Predictive operations do not eliminate uncertainty. They improve the timing and quality of enterprise decisions. For manufacturing leaders, that means fewer surprises, more credible forecasts, and stronger alignment between plant execution and business planning.
Implementation priorities for CIOs, COOs, and enterprise architects
- Start with high-friction workflows that cross functions and already have measurable cost, such as shortages, downtime escalation, or quality holds
- Map system dependencies early, including ERP modules, MES, WMS, maintenance platforms, supplier data, and reporting layers
- Design for governed action levels so agents can summarize, recommend, or execute based on risk and business criticality
- Establish operational KPIs beyond productivity, including schedule adherence, exception resolution time, inventory accuracy, downtime impact, and forecast reliability
- Build observability into the architecture with audit trails, workflow telemetry, and model performance monitoring from day one
- Plan for multi-plant scalability by standardizing core orchestration patterns while allowing local process configuration
Leaders should also align AI agent initiatives with broader ERP modernization and enterprise automation strategy. If AI is deployed only as a front-end convenience layer, value will remain limited. If it is positioned as part of a connected intelligence architecture, it can improve how the enterprise senses, decides, and acts across operations.

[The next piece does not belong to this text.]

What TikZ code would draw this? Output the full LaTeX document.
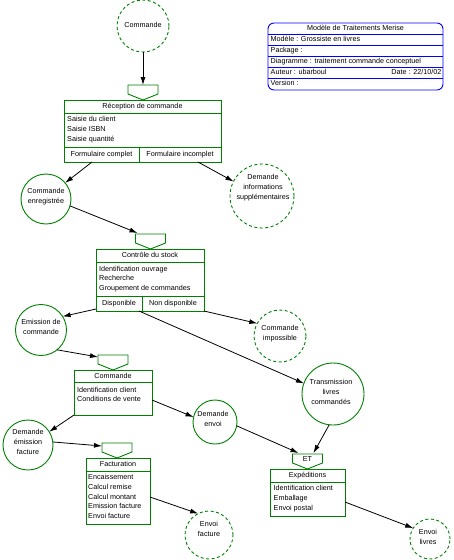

What executive teams should expect from a successful rollout
A successful manufacturing AI agent program typically delivers three categories of value. First, it reduces coordination latency across plant workflows, which improves responsiveness during disruptions. Second, it increases operational visibility by connecting ERP events to business impact. Third, it creates a scalable framework for enterprise automation that is governed, auditable, and aligned with modernization goals.
Executives should not expect immediate full autonomy. The more realistic path is progressive orchestration maturity: visibility first, recommendations second, controlled automation third, and predictive coordination over time. This sequence protects operational continuity while building trust in the system.
For manufacturers under pressure to improve throughput, resilience, working capital, and decision speed, AI agents represent a practical next step in digital operations. Their strategic role is not to replace ERP, planners, or plant leaders. It is to coordinate the enterprise workflows that determine whether plant operations remain reactive, or become truly intelligent.